I need to accumulate the results of many trees for some query that outputs a large result. Since all trees can be handled independently it is embarrassingly parallel, except for the fact that the results needs to be summed and I cannot store the intermediate results for all trees in memory. Below is a simple example of a code for the problem which saves all the intermediate results in memory (of course the functions are newer the same in the real problem since that would be doing duplicated work).
import numpy as np
from joblib import Parallel, delayed
functions=[[abs,np.round] for i in range(500)] # Dummy functions
functions=[function for sublist in functions for function in sublist]
X=np.random.normal(size=(5,5)) # Dummy data
def helper_function(function,X=X):
return function(X)
results = Parallel(n_jobs=-1,)(
map(delayed(helper_function), [functions[i] for i in range(1000)]))

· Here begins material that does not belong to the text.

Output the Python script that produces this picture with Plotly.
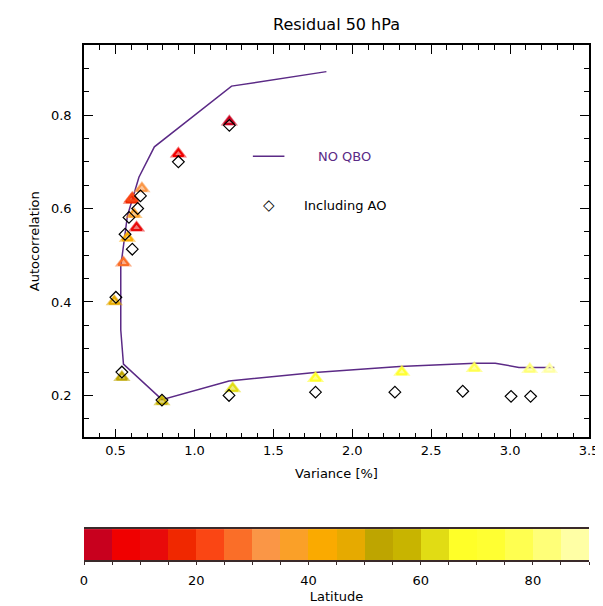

results_out = np.zeros(results[0].shape)
for result in results:
results_out+=result
A solution could be the following modification:
import numpy as np
from joblib import Parallel, delayed
functions=[[abs,np.round] for i in range(500)] # Dummy functions
functions=[function for sublist in functions for function in sublist]
X=np.random.normal(size=(5,5)) # Dummy data
results_out = np.zeros(results[0].shape)
def helper_function(function,X=X,results=results_out):
result = function(X)
results += result
Parallel(n_jobs=-1,)(
map(delayed(helper_function), [functions[i] for i in range(1000)]))
But this might cause races. So it is not optimal.
Do you have any suggestions for preforming this without storing the intermediate results and still make it parallel?